Stanley Cup center ice 2016

The Pens officially opened training camp for the 2016-17 season at the UPMC Lemieux Sports Complex. There are certainly many storylines with several key players missing due to participation in the World Cup of Hockey, as well as that whole defending the Stanley Cup thing.
We'll roll out a daily look at the 5 most intriguing items to keep an eye on in training camp.

1. Goalie Tandem
2. Sixth Man
3. Forward Competition
4. Special Teams
5. Hunger
HUNGER
Winning a Stanley Cup championship is hard.
Winning a Stanley Cup championship two years in a row is harder.
That's the enviable position the Pens find themselves in. After winning hockey's holiest chalice, Pittsburgh has the challenge of defending their title in the 2016-17 campaign.
And if Pittsburgh wants to return to the NHL's mountaintop, it'll have to perform at an even higher level than it had the previous year.
"We have to be better. Every night everyone is going to be gunning for us," veteran defenseman Trevor Daley said. "When you're the champs everyone will want to knock you off. We are going to have to be better."
Daley saw that evidence firsthand last season. He began the year as a member of the Chicago Blackhawks, who had won the Stanley Cup in 2015 and tried to repeat last season.
"I was on a team last year that had an opportunity to repeat," Daley said. "To start the season all they talked about was repeating. I think there shouldn't be any difference here."
Although Chicago won three Stanley Cup titles in five seasons, they never won any of them in back-to-back fashion. The last NHL team to repeat was the 1997-98 Detroit Red Wings.
"No one's (repeated) since the Red Wings in the 90s," defenseman Ian Cole said. "If you can be one of the few teams that can do that you want to try to make that happen. I think everyone on this team is excited for the opportunity."
The Pens franchise has repeated as Stanley Cup champions before, winning the title in 1991 and '92. And many players on the current roster were a part of the 2009 Cup winning-team that tried to repeat in 2010.
Although Pittsburgh did not repeat in 2010, the players learned many lessons from that season that they can carry into the current year, including forward Chris Kunitz.

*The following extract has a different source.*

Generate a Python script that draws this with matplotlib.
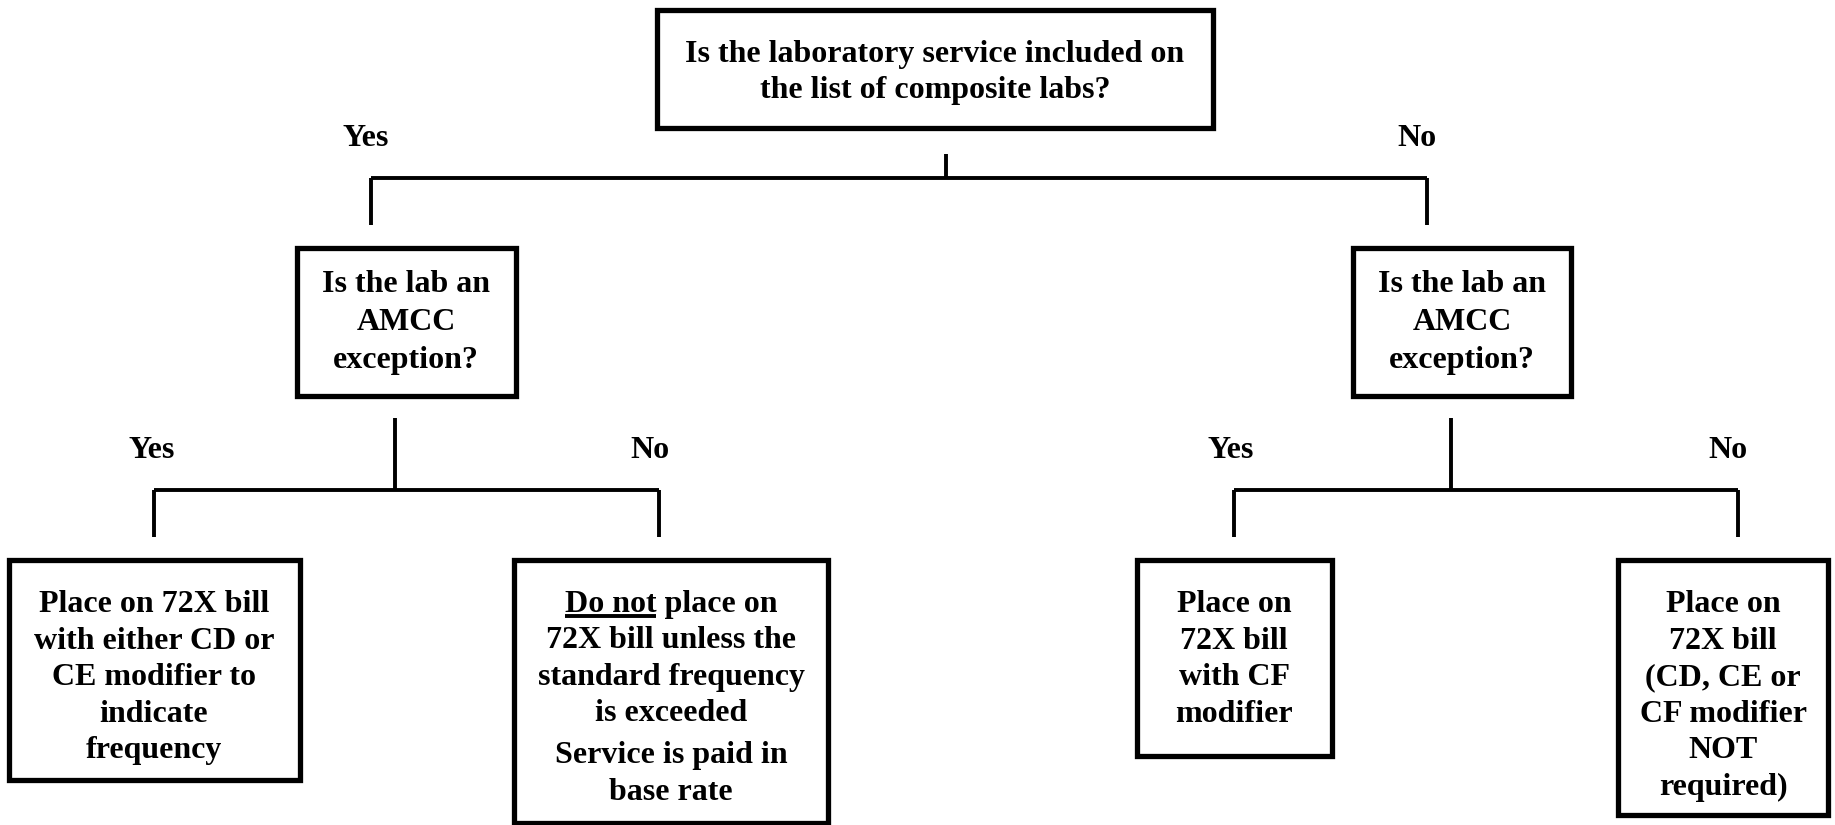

"People come talk to you and call you the defending champs," said Kunitz, who has won three Stanley Cup titles in his career (Anaheim, 2007; Pittsburgh, 2009; 2016). "The cliché thing is that you have to go out and prove it every day. You have go out and earn your space again."
One of the reasons that repeating is so difficult these days is that the league has changed a lot over the past decade. In the salary cap era, there is a greater balance of talent and more competitive teams.
The Pens may have nearly the entire team returning from the 2016 Stanley Cup championship, but the NHL can be a zero-sum game. Other teams have tried to improve and get better.
"The league gets better every year," said 39-year-old center Matt Cullen. "It gets faster. You have to approach the season and be hungry right away. There's a target on your back. We have to improve if we expect to win it again. In this league you can't ever sit back because the league passes you by pretty quick."
And being hungry, or staying hungry, will be partially a job of the team's coaching staff - making sure the club isn't complacent.
"A lot of it is your mindset and your attitude going to the rink every day, and making sure that we create the right environment for these guys to continue to inspire them," head coach Mike Sullivan said. "We work hard as a coaching staff to try and introduce fresh drills, different ideas or concepts, how we use our video, so that we're on the right side of that line where we're getting the right repetitions, but we're not falling into that monotony stage."
The coaches used scrimmages and other forms of competition to try to reinvigorate the team's competitive spirit right from the start of training camp.
"We want a competitive camp," assistant coach Rick Tocchet said. "You want to breed that competition because of last year winning the Cup. You don't want to come into the season soft. Right away we want a competitive camp."
It may be a new season, but the goal is the same. The Pens want to end the year the same way the finished last season, by hoisting the Stanley Cup.
Or, as Daley put it: "The goal is to repeat."